1). It’s CASUAL LIMITED. This is a selling point that I used all the way back in my original article. This is a casual friendly form of Limited. Will tournament players enjoy the unusual cardpool? Of course they will. I mentioned how much fun we had at tournament with “create a pack.” However, it costs no money and you can play it as much as you want. That’s an amazing Limited format.
You can play this as often or as little as you desire, and you can build a box from your leftovers from packs, crap rare binders and whatnot. If you don’t have enough cards for an Abedraft, then don’t fret, because your playgroup almost certainly will.
2). It will make you a better player more quickly. I have seen players play multiplayer and slowly get better. I have seen players play in tournaments and get better at a solid pace. And I have seen players play Abedraft regularly and get a lot better quickly. In the pantheon, I think that multiplayer and other casual formats often times do not punish lazy play or lazy deckbuilding quickly enough.
If you play a game regularly, you should be getting better at it. Playing Abedraft will make you sharper much more quickly. Why Abedraft as opposed to other drafts? Other forms of drafting are good at getting your skill up, that’s true. However, they have two major flaws that Abedraft does not have.
First, they have an established environment that is already known. If you read the articles, you can discover what pros feel are the best bets from 9th-9th-9th or Ravnica Block Draft. Drafting then becomes a matter of recitation, with occasional but not common changes.
Second, once you figure out something in a normal format, it remains true. If I figure out how good Carven Caryatid is, or how bad Opal Caryatid is, then I remember that for the format. It stays the same, so there is nothing to redeem or make obsolete either card. Once I learn that one card is better than another, then it will almost always be true.
However, in Abedraft, that is no longer the case. Sure, there are autopicks like Fireball. If you see a Fireball then you take a Fireball. There are also going to be the occasional 15th picks as well. Rune of Protection: Land is not getting drafted early because it cycles. Unless you get an Astral Slide or Lightning Rift, when it raises in value significantly. That proves my point. Nothing in Urza’s Block raises the value of RoP: Land beyond a 15th pick, but it could be a higher pick with these cards printed years later.
3). You get to play with cards that you would not normally get to play with, otherwise. An example I gave in my original article is Rootwater Alligator. An example I might give today is of Living Airship or Scarwood Bandits.
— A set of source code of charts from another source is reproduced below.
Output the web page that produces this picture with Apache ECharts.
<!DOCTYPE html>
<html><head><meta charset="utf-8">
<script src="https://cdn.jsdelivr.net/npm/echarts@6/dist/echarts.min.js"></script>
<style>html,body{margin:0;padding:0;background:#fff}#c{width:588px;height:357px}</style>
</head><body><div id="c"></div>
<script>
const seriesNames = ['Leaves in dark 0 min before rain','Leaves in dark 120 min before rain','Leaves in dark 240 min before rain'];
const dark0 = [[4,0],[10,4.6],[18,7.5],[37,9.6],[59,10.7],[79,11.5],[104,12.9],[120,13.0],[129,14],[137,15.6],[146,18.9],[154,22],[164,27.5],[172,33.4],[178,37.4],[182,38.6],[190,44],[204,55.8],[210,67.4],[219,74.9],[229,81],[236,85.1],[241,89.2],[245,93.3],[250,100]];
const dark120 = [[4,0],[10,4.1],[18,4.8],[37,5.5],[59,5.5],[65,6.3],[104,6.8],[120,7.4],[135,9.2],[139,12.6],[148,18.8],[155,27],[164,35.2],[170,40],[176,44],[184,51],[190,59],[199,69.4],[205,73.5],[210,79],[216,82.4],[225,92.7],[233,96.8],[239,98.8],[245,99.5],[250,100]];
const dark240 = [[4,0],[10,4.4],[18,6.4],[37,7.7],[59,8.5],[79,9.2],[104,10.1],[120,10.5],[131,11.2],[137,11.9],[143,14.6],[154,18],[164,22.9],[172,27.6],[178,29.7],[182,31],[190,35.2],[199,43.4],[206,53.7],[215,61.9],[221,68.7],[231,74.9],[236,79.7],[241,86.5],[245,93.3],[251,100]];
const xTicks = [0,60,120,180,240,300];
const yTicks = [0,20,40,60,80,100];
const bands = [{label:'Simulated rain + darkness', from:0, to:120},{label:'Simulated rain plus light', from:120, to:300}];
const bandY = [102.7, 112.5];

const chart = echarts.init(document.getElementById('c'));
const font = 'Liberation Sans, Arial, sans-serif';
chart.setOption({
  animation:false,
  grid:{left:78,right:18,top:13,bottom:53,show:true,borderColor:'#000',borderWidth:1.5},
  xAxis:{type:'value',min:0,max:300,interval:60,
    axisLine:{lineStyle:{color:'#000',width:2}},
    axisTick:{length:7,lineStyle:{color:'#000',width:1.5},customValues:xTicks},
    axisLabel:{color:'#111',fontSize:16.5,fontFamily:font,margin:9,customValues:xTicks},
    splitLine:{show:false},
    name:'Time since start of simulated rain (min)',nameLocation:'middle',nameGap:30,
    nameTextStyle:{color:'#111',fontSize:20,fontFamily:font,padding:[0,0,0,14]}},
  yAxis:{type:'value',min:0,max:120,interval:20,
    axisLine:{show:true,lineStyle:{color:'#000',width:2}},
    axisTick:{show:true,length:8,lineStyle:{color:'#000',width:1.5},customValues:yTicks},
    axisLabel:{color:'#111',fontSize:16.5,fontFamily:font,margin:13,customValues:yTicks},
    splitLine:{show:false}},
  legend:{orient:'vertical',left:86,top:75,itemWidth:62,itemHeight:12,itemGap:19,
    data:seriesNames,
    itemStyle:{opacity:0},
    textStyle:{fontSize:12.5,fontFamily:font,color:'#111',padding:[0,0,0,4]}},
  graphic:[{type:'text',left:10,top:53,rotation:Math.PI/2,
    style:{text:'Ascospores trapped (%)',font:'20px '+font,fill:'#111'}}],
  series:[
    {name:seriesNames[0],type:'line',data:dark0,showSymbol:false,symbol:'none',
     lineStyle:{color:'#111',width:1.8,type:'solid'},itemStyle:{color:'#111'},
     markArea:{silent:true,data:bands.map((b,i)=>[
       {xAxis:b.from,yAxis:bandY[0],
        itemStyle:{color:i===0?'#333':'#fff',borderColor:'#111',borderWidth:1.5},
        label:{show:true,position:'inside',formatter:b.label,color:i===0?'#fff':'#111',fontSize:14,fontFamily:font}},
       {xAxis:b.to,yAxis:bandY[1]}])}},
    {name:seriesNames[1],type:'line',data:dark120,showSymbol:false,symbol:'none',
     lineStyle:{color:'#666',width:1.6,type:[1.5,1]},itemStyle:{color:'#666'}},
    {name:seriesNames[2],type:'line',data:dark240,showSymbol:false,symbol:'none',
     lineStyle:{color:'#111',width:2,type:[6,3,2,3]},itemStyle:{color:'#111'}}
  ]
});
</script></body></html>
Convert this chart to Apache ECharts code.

There is nothing wrong with these cards. They are perfectly serviceable. Yet, they join the thousands of printed cards that are neither too good, nor too bad, neither too flavorful, nor too specific to be played. These cards simply don’t get played.
This is just another opportunity to play around with cards that may be new to you. It’s a lot of fun!
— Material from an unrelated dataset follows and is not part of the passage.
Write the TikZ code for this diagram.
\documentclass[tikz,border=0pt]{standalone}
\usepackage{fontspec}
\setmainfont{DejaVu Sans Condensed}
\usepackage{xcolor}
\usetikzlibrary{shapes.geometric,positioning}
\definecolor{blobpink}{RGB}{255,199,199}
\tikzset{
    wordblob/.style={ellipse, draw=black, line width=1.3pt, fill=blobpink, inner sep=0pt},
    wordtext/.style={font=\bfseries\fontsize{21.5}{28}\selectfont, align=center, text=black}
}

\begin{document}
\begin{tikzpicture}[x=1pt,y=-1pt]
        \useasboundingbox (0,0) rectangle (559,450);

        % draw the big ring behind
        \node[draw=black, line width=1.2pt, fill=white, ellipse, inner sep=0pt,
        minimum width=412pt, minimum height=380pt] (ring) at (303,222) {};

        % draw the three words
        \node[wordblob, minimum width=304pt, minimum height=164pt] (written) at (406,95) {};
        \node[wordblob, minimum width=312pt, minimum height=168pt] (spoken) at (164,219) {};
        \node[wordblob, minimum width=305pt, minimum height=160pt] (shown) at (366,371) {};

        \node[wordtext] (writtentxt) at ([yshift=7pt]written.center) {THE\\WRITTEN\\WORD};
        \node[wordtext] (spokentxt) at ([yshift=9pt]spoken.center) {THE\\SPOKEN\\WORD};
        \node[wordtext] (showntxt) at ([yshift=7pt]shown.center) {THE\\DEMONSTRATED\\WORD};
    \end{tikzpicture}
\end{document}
4). This may be a corollary to the above. By playing with this vast diversity of cards, you will learn them better. This has several benefits. By learning the cards, you’ll find gems for your decks. Maybe there was a card that would be perfect for a deck you are building, but you had never even heard of it. Maybe a card inspires you to build a deck. The goal is to learn about older cards and make them yours.
There are other benefits to knowing these cards. It will make you a better Mental Magic player overnight, that’s for sure. It will also make your highlander deck building, when you want to build in as much redundancy as possible, better.
Plus, when you play Magic themed Circle of Death, you’ll be prepared.
5). After you build the pool, you can name it after yourself. Instead of Abedraft, it can be Whatzitdraft.
6). Because that way you will be able to fully understand next week’s article. Next week will be the second half of this article. I will go over formats you might want to try out with your pool. After all, if this article is a revamping of my very first article, then shouldn’t the next article be a revamp of my very second one?
And that’s a good place to close this article, actually. In about five minutes, I’ll begin writing the second half of this article, because I want to tackle it while it is still fresh in my mind. I’ll see you soon.